The popular referendum held on the future of East Timor in August 1999 presented a novel challenge for ASEAN and its members. During the twenty-four-year Indonesian occupation of the territory ASEAN had studiously upheld its policy of non-interference in the internal affairs of member states, despite the fact that the 1975 invasion was a violation of international law and despite the ongoing abuses of human rights. For this reason, ASEAN was ill-prepared to play a constructive role at the time of the referendum and East Timorese leaders had little reason to view ASEAN with much sympathy. Nevertheless, when the UN called for regional participation in the peacekeeping force tasked with maintaining security in the territory until the restoration of independence in May 2002, Thailand, the Philippines, Malaysia, and Singapore all agreed to contribute military personnel.
With the achievement of independence, East Timorese elites began to discuss foreign policy issues, including application for membership in regional associations. These early discussions were coloured by concern about negotiating the maritime boundary with Australia and production-sharing agreements from offshore oil and gas fields, but also included consideration of cultural affinities with states in the Pacific Islands Forum and the potential economic and security benefits of orientation toward ASEAN. Further afield, the Community of Portuguese-speaking Countries offered historic and linguistic succor, while China loomed as a potential benefactor.

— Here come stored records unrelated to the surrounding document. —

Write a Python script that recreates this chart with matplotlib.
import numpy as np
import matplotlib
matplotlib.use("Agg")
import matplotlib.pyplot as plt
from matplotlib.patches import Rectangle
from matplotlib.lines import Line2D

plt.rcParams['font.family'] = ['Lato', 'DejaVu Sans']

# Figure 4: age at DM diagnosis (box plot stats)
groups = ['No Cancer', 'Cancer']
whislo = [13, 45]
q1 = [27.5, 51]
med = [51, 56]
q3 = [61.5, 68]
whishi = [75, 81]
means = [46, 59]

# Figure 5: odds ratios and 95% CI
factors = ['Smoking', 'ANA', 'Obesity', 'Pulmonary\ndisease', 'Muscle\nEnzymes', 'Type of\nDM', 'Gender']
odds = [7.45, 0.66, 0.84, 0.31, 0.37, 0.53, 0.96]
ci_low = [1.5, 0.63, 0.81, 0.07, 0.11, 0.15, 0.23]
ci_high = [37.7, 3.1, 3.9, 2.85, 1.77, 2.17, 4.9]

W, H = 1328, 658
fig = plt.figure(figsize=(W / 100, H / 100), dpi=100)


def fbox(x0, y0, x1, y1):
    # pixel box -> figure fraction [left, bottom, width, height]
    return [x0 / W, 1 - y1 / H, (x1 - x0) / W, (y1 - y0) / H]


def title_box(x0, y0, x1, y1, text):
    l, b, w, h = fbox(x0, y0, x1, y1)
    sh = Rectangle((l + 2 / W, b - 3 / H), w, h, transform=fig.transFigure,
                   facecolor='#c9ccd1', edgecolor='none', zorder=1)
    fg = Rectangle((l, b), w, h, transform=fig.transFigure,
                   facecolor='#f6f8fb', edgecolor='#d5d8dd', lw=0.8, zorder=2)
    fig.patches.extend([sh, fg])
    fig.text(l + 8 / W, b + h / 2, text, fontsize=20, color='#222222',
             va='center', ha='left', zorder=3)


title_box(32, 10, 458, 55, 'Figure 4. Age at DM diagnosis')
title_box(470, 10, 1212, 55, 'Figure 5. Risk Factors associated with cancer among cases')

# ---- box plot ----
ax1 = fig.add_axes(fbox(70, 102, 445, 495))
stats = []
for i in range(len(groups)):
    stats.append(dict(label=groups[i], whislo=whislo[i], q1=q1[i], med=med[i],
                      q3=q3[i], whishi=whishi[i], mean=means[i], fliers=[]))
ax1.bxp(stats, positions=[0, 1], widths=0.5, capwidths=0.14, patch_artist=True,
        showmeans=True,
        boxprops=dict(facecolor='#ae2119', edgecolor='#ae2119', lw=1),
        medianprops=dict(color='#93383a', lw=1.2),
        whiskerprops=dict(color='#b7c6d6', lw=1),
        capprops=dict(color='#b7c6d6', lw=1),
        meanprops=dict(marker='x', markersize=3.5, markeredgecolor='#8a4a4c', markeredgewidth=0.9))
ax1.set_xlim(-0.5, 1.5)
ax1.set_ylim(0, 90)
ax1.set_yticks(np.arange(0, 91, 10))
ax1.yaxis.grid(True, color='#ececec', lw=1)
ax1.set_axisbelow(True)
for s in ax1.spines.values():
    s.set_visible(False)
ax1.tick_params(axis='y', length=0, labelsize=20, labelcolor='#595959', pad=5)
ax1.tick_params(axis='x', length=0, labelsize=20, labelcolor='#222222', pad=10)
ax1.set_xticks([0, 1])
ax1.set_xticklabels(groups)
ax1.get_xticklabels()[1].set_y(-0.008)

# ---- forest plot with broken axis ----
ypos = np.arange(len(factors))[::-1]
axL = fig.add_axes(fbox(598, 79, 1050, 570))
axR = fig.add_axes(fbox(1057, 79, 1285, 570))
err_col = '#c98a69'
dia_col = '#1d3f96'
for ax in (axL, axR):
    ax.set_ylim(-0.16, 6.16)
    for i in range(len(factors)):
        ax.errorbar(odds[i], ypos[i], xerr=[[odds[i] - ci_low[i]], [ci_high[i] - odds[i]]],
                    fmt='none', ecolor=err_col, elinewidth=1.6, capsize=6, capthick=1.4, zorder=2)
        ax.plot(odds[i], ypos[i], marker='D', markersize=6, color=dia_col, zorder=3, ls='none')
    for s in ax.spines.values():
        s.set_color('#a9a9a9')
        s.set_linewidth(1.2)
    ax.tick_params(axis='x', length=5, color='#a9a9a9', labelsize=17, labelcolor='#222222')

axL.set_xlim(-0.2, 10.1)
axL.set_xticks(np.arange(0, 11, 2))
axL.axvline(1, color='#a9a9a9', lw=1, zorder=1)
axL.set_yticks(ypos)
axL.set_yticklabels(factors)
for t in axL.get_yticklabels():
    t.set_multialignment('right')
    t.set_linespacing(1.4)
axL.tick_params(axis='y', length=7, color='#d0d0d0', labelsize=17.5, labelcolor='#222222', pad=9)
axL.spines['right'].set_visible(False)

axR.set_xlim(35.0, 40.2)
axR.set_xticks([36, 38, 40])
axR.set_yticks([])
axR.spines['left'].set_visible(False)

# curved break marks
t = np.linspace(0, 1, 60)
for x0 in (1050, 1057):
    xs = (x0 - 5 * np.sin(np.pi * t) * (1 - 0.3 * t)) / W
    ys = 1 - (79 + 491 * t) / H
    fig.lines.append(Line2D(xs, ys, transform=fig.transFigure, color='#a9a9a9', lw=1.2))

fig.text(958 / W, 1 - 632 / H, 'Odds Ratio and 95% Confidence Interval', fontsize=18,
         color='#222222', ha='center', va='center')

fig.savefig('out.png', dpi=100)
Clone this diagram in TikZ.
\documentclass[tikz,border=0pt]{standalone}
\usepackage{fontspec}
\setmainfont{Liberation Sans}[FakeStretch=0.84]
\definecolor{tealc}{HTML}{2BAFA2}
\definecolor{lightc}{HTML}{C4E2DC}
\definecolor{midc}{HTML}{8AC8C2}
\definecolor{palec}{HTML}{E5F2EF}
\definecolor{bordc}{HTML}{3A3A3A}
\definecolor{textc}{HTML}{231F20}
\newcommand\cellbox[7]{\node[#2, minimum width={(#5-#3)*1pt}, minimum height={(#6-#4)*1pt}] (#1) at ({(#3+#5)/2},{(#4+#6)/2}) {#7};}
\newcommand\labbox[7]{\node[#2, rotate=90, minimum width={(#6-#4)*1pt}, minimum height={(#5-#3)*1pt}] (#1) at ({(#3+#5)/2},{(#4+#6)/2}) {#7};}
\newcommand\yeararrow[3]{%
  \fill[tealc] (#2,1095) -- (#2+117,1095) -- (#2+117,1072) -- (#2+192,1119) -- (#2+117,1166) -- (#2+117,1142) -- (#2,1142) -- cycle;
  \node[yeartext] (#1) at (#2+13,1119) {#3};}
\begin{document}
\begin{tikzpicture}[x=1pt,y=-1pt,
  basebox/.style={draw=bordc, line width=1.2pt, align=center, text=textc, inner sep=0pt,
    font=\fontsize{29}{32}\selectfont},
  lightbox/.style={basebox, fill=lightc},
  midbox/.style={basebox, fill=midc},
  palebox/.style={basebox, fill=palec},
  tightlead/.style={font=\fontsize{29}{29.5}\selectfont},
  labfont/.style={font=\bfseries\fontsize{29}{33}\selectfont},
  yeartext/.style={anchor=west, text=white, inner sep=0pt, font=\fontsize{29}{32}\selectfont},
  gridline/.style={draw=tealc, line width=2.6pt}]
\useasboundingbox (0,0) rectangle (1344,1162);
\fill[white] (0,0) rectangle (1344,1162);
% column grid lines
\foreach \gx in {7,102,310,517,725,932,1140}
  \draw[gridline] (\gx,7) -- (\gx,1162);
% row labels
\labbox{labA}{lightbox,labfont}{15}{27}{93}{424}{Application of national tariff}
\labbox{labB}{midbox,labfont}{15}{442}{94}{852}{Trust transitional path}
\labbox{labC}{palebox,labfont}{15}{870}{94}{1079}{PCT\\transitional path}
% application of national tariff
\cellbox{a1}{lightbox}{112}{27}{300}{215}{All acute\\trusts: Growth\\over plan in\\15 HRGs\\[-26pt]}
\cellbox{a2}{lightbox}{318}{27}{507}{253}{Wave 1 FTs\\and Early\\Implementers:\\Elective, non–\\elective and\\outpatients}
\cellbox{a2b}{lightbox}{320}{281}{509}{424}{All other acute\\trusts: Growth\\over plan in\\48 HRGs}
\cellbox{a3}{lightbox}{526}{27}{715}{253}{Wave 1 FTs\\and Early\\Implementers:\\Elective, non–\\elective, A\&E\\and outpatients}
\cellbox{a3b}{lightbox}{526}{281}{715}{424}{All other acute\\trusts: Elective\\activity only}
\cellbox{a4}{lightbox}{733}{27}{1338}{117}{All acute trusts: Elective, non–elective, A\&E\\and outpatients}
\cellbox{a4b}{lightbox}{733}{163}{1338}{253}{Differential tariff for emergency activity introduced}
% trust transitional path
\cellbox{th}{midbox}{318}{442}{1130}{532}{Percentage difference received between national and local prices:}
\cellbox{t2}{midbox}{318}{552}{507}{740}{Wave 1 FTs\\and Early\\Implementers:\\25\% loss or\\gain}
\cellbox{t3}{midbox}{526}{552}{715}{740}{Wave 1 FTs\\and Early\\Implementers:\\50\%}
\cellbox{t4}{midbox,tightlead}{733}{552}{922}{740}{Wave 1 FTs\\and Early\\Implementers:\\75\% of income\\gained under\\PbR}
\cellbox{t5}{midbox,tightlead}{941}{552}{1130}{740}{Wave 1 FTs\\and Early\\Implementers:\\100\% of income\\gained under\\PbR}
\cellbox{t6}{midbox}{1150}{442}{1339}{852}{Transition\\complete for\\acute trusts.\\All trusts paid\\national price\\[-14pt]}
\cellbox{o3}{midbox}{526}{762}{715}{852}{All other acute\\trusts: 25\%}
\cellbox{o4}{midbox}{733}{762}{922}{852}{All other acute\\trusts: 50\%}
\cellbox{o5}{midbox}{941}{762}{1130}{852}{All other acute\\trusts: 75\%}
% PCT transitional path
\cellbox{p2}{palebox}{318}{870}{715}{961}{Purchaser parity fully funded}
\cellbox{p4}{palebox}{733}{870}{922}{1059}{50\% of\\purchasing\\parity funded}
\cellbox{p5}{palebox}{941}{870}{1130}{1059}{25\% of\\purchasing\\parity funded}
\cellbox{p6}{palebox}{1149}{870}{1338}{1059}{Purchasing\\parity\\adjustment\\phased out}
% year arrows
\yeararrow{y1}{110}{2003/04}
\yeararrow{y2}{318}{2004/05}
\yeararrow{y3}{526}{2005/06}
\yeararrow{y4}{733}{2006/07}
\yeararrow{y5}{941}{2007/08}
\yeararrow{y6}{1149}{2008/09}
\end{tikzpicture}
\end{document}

Timor-Leste thus enjoyed a range of options in the international arena, but it faced pressing issues on the domestic front. Physical infrastructure had been devastated by the Indonesian military and its militias in 1999, tens of thousands of people remained displaced from their homes (some still in Indonesian West Timor), agricultural output was well below domestic needs, basic health care was limited, and the education system needed to be rebuilt from scratch. The United Nations and a host of international agencies provided technical assistance and aid, but much of the focus was on building new state institutions, not the provision of services or job creation. With meager annual state budgets, the Fretilin government led by Prime Minister Mari Alkatiri prioritized the repair of basic infrastructure, health care (with Cuba providing doctors to serve in rural clinics and medical training for East Timorese students), and primary education (with Portugal providing several hundred volunteer language teachers).